For some reason, many leaders in healthcare like to equate things in their lobby to person-centered care. Player pianos. Coffee for visitors. Seating areas with plants. Leaders that were eager to tell me about how they are “doing” culture change have proudly presented each of these examples to me.
The greatest pianist, coffee or seating does not make up for the fact that most healthcare organizations deprive people of their dignity and individuality.
Extreme? Perhaps. True? Absolutely.
The idea of person-centered care is not new. It has a long history in various levels of healthcare.
Yet, somehow, the concept of person-centered care still struggles for the respect that clinical outcomes, quality measures and financial results get.
But is what a person wants any less important than what a person needs?
Don Berwick, former CMS Administrator, describes himself as an extremist in his article on patient-centered care. It is one of the best articles I have read on the subject.
In it, Berwick addresses common objections that I often see.
One objection is, “What do we do if a person wants something crazy or foolish?” In an education session I recently conducted, a staff member asked, “Do people just get anything they want now?”
The answer is “Yes!”
On rare occasions a “No” may be necessary. BUT we shouldn’t make blanket policies that affect everyone based on one situation.
As Berwick writes, “…rare occasions make for very bad rules for the usual occasions.” (That may be my favorite quote ever!)
Person-centered care goes beyond customer service and aesthetics. It asks, “What do you need and want?” It acts on the answer and then asks, “How could I do better?”
Berwick shares some ways you can bring person-centered care alive in your organization:
- Control: Give control over to patients, residents, and the loved ones they choose. Take over control rarely and only with permission.
- Transparency: Share outcomes, processes, and errors freely. Apologize when things go wrong.
- Individualization: While the environment is important, the focus of culture change should be on creating systems that are adaptable to individuals.
- Training: All staff should be equipped with the skills they need to support residents’ needs and wants.
If you think this is too extreme here are three resources that will change your mind. They are so impactful, we’ll be focusing on each one of these in future blogs.

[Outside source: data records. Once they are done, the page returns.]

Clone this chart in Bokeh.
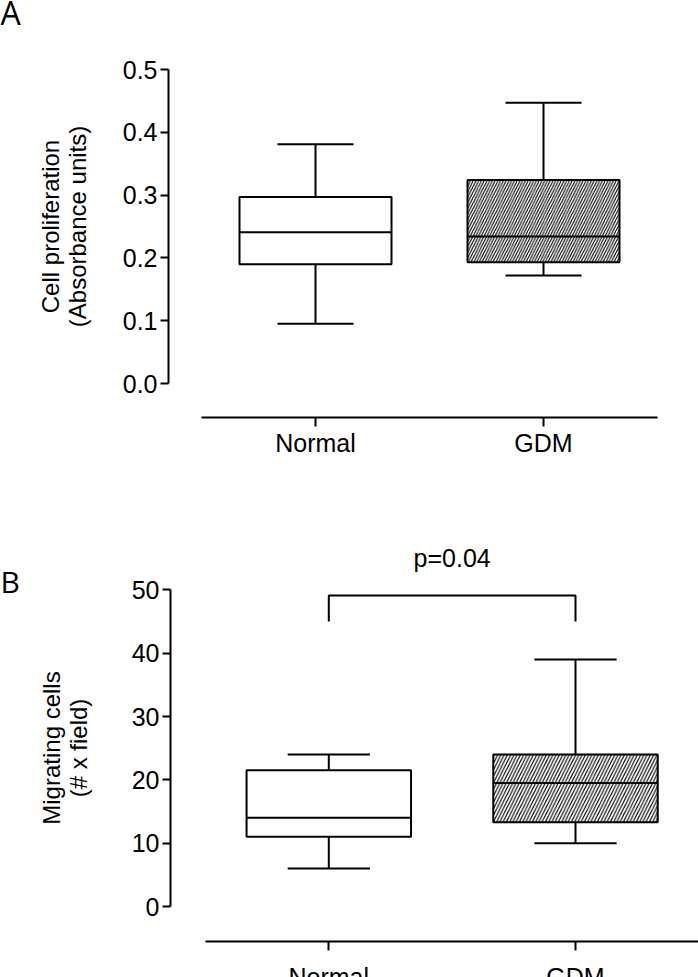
from bokeh.plotting import figure
from bokeh.layouts import column
from bokeh.models import FixedTicker, Range1d
from bokeh.core.properties import value
from bokeh.embed import file_html
from bokeh.resources import INLINE

# ---------------- data ----------------
groups = ["Normal", "GDM"]
group_x = [1, 2]

# Panel A: cell proliferation (absorbance units)
prolif_min = [0.095, 0.172]
prolif_q1 = [0.190, 0.193]
prolif_median = [0.241, 0.234]
prolif_q3 = [0.297, 0.324]
prolif_max = [0.381, 0.447]
prolif_ticks = [0.0, 0.1, 0.2, 0.3, 0.4, 0.5]
prolif_tick_labels = ["0.0", "0.1", "0.2", "0.3", "0.4", "0.5"]

# Panel B: migrating cells (# x field)
migr_min = [6, 10]
migr_q1 = [11, 13.3]
migr_median = [14, 19.5]
migr_q3 = [21.5, 24]
migr_max = [24, 39]
migr_ticks = [0, 10, 20, 30, 40, 50]
migr_tick_labels = ["0", "10", "20", "30", "40", "50"]

bracket_x = [1, 1, 2, 2]
bracket_y = [45, 49.1, 49.1, 45]
p_text = ["p=0.04"]
p_text_x = [1.5]
p_text_y = [55.1]

panel_letters = ["A", "B"]

FONT = "Liberation Sans"
LW = 2
BOX_W = 2 / 3
CAP_W = 1 / 3
PAGE_W = 698
PAGE_H = 977


class Geo:
    """Pixel geometry of one panel (figure-local pixels)."""
    def __init__(self, height, x1, px_per_x, y0, px_per_y, axis_x, axis_y):
        self.h = height
        self.x1, self.kx = x1, px_per_x
        self.y0, self.ky = y0, px_per_y
        self.axis_x, self.axis_y = axis_x, axis_y

    def dx(self, px):
        return 1 + (px - self.x1) / self.kx

    def dy(self, py):
        return (self.y0 - py) / self.ky


def make_panel(g, yticks, ylabels, ylabel, ybounds, label_standoff, xlabel_standoff):
    p = figure(width=PAGE_W, height=g.h, output_backend="svg", toolbar_location=None,
               title=None,
               x_range=Range1d(g.dx(0), g.dx(PAGE_W)), y_range=Range1d(g.dy(g.h), g.dy(0)),
               min_border_left=0, min_border_right=0, min_border_top=0, min_border_bottom=0)
    p.outline_line_color = None
    p.xgrid.visible = False
    p.ygrid.visible = False
    p.background_fill_color = "white"
    p.border_fill_color = "white"

    ya = p.yaxis[0]
    ya.fixed_location = g.dx(g.axis_x)
    ya.ticker = FixedTicker(ticks=yticks)
    ya.major_label_overrides = {t: l for t, l in zip(yticks, ylabels)}
    ya.bounds = ybounds
    ya.axis_label = ylabel
    ya.axis_label_text_font = FONT
    ya.axis_label_text_font_size = "24px"
    ya.axis_label_text_font_style = "normal"
    ya.axis_label_text_color = "black"
    ya.axis_label_text_line_height = 1.0
    ya.axis_label_standoff = label_standoff
    ya.major_label_text_font = FONT
    ya.major_label_text_font_size = "25px"
    ya.major_label_text_color = "black"
    ya.major_label_standoff = 3
    ya.axis_line_width = LW
    ya.axis_line_color = "black"
    ya.major_tick_line_width = LW
    ya.major_tick_line_color = "black"
    ya.major_tick_out = 8
    ya.major_tick_in = 0
    ya.minor_tick_line_color = None

    xa = p.xaxis[0]
    xa.fixed_location = g.dy(g.axis_y)
    xa.ticker = FixedTicker(ticks=group_x)
    xa.major_label_overrides = {x: gr for x, gr in zip(group_x, groups)}
    xa.bounds = (0.5, 2.5)
    xa.major_label_text_font = FONT
    xa.major_label_text_font_size = "25px"
    xa.major_label_text_color = "black"
    xa.major_label_standoff = xlabel_standoff
    xa.axis_line_width = LW
    xa.axis_line_color = "black"
    xa.major_tick_line_width = LW
    xa.major_tick_line_color = "black"
    xa.major_tick_out = 9
    xa.major_tick_in = 0
    xa.minor_tick_line_color = None
    return p


def draw_boxes(p, mn, q1, med, q3, mx, hatch_scale):
    xs = group_x
    p.segment(x0=xs, y0=q3, x1=xs, y1=mx, line_color="black", line_width=LW)
    p.segment(x0=xs, y0=mn, x1=xs, y1=q1, line_color="black", line_width=LW)
    p.segment(x0=[x - CAP_W / 2 for x in xs], y0=mx, x1=[x + CAP_W / 2 for x in xs], y1=mx,
              line_color="black", line_width=LW)
    p.segment(x0=[x - CAP_W / 2 for x in xs], y0=mn, x1=[x + CAP_W / 2 for x in xs], y1=mn,
              line_color="black", line_width=LW)
    p.vbar(x=xs[:1], width=BOX_W, bottom=q1[:1], top=q3[:1], fill_color="white",
           line_color="black", line_width=LW)
    p.vbar(x=xs[1:], width=BOX_W, bottom=q1[1:], top=q3[1:], fill_color="white",
           line_color="black", line_width=LW, hatch_pattern="right_diagonal_line",
           hatch_color="black", hatch_scale=hatch_scale, hatch_weight=1.1)
    p.segment(x0=[x - BOX_W / 2 for x in xs], y0=med, x1=[x + BOX_W / 2 for x in xs], y1=med,
              line_color="black", line_width=LW)


def draw_letter(p, g, letter, baseline_py, size):
    p.text(x=[g.dx(0)], y=[g.dy(baseline_py)], text=[letter], text_font=value("Open Sans"),
           text_font_size=size, text_align="left", text_baseline="alphabetic",
           text_color="black")


# ---------------- Panel A ----------------
HA = 490
ga = Geo(HA, x1=315.0, px_per_x=228.0, y0=383.0, px_per_y=628.0, axis_x=168, axis_y=417)
pa = make_panel(ga, prolif_ticks, prolif_tick_labels,
                "Cell proliferation\n(Absorbance units)", (0, 0.5), 29, 2)
draw_boxes(pa, prolif_min, prolif_q1, prolif_median, prolif_q3, prolif_max, 5.5)
draw_letter(pa, ga, panel_letters[0], 12, "32px")

# ---------------- Panel B ----------------
HB = PAGE_H - HA
gb = Geo(HB, x1=328.3, px_per_x=246.7, y0=906.0 - HA, px_per_y=6.333,
         axis_x=170, axis_y=941 - HA)
pb = make_panel(gb, migr_ticks, migr_tick_labels, "Migrating cells\n(# x field)", (0, 50), 37, 12)
draw_boxes(pb, migr_min, migr_q1, migr_median, migr_q3, migr_max, 6.5)
pb.line(x=bracket_x, y=bracket_y, line_color="black", line_width=LW)
pb.text(x=p_text_x, y=p_text_y, text=p_text, text_font=value(FONT), text_font_size="25px",
        text_align="center", text_baseline="alphabetic", text_color="black")
draw_letter(pb, gb, panel_letters[1], 581 - HA, "30px")

layout = column(pa, pb, spacing=0)
open("out.html", "w").write(file_html(layout, INLINE))
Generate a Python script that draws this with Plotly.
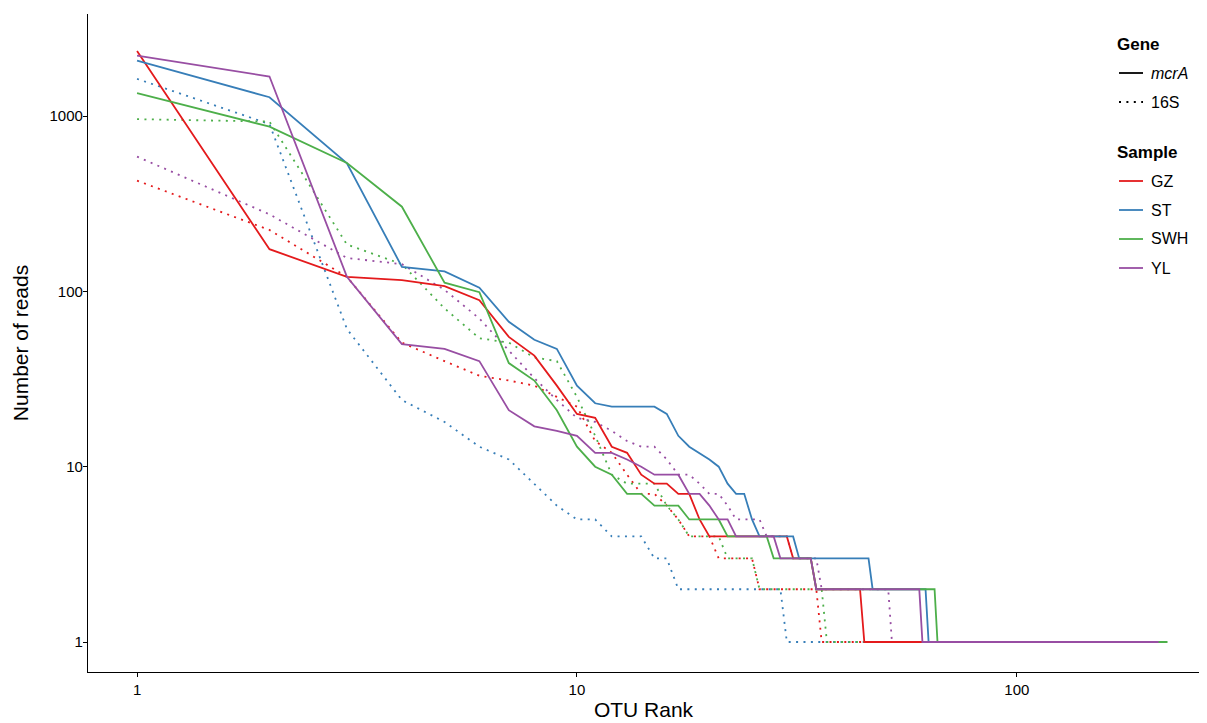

We shared these readings recently while facilitating a session on Person-Centered Care for NJACC’s Leadership Academy:
How to Live in Assisted Living by Judith Graham NY Times
Imagine your community will be featured in the NY times. Are you excited? Nervous? Discover what one resident, Martin Bayne had to say about his experience living in an assisted living.
Dick Weinman, a retired professor, shares his experience about how he thinks and feels about where he lives. As he shares he is, “Walking along the thin edge of dignity in the complex world of assisted living.”
A reading from, “You Can’t Be Neutral on a Moving Train” by Howard Zin
“History is full of instances where people, against enormous odds, have come together to struggle for liberty and justice, and have won— not often enough, of course, but enough to suggest how much more is possible.”
What do YOU think? Is coffee in the lobby enough or should you say “yes” to everything a resident wants? Is the answer somewhere in the middle or is that a slippery slope back to mediocrity?